#### TASK REQUIREMENTS
Set the listing down again in full, word for word, with the pictures left out.
......
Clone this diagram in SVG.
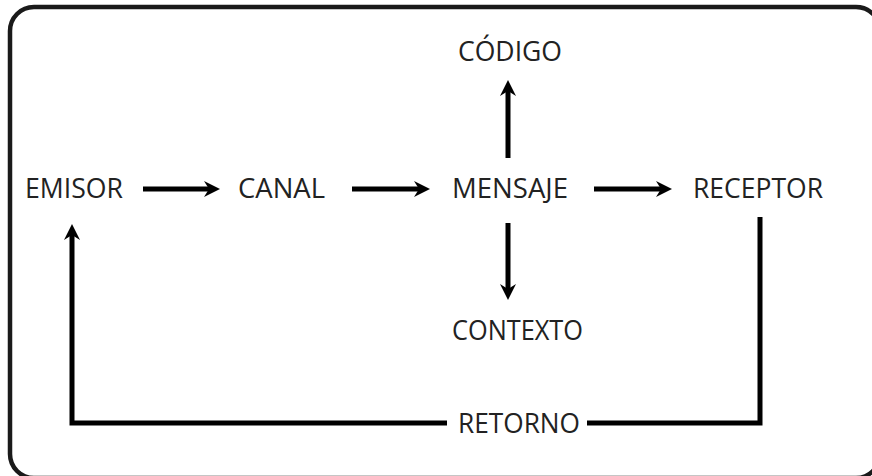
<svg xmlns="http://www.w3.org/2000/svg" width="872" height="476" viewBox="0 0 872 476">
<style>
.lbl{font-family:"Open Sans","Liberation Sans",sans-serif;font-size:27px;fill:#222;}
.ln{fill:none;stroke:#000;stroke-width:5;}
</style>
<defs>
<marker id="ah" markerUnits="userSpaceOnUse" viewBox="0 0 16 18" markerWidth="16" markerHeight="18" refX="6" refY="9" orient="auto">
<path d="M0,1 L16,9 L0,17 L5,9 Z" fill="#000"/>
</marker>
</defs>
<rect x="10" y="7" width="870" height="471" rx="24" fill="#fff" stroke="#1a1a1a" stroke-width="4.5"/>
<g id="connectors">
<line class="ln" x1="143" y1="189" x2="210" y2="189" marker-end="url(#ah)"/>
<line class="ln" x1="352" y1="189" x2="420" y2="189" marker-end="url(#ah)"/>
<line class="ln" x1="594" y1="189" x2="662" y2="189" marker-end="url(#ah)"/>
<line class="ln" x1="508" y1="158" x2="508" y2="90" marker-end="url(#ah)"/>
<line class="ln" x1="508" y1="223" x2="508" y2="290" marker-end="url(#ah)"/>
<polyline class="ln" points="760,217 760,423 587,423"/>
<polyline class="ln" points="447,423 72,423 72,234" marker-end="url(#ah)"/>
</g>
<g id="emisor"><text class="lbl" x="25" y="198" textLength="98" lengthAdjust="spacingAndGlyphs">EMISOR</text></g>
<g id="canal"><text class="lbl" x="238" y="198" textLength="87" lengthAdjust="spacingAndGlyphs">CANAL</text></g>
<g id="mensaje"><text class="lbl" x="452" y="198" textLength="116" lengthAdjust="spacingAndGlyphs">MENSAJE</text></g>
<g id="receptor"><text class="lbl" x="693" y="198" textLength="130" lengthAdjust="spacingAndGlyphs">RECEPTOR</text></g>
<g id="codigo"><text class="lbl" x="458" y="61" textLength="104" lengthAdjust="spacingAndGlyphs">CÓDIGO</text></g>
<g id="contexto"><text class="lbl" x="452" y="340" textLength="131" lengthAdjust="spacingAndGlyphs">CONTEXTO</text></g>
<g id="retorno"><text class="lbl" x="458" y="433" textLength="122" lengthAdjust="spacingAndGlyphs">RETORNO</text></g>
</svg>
......
#### REPLY
Clone this diagram in SVG.
<svg xmlns="http://www.w3.org/2000/svg" width="872" height="476" viewBox="0 0 872 476">
<style>
.lbl{font-family:"Open Sans","Liberation Sans",sans-serif;font-size:27px;fill:#222;}
.ln{fill:none;stroke:#000;stroke-width:5;}
</style>
<defs>
<marker id="ah" markerUnits="userSpaceOnUse" viewBox="0 0 16 18" markerWidth="16" markerHeight="18" refX="6" refY="9" orient="auto">
<path d="M0,1 L16,9 L0,17 L5,9 Z" fill="#000"/>
</marker>
</defs>
<rect x="10" y="7" width="870" height="471" rx="24" fill="#fff" stroke="#1a1a1a" stroke-width="4.5"/>
<g id="connectors">
<line class="ln" x1="143" y1="189" x2="210" y2="189" marker-end="url(#ah)"/>
<line class="ln" x1="352" y1="189" x2="420" y2="189" marker-end="url(#ah)"/>
<line class="ln" x1="594" y1="189" x2="662" y2="189" marker-end="url(#ah)"/>
<line class="ln" x1="508" y1="158" x2="508" y2="90" marker-end="url(#ah)"/>
<line class="ln" x1="508" y1="223" x2="508" y2="290" marker-end="url(#ah)"/>
<polyline class="ln" points="760,217 760,423 587,423"/>
<polyline class="ln" points="447,423 72,423 72,234" marker-end="url(#ah)"/>
</g>
<g id="emisor"><text class="lbl" x="25" y="198" textLength="98" lengthAdjust="spacingAndGlyphs">EMISOR</text></g>
<g id="canal"><text class="lbl" x="238" y="198" textLength="87" lengthAdjust="spacingAndGlyphs">CANAL</text></g>
<g id="mensaje"><text class="lbl" x="452" y="198" textLength="116" lengthAdjust="spacingAndGlyphs">MENSAJE</text></g>
<g id="receptor"><text class="lbl" x="693" y="198" textLength="130" lengthAdjust="spacingAndGlyphs">RECEPTOR</text></g>
<g id="codigo"><text class="lbl" x="458" y="61" textLength="104" lengthAdjust="spacingAndGlyphs">CÓDIGO</text></g>
<g id="contexto"><text class="lbl" x="452" y="340" textLength="131" lengthAdjust="spacingAndGlyphs">CONTEXTO</text></g>
<g id="retorno"><text class="lbl" x="458" y="433" textLength="122" lengthAdjust="spacingAndGlyphs">RETORNO</text></g>
</svg>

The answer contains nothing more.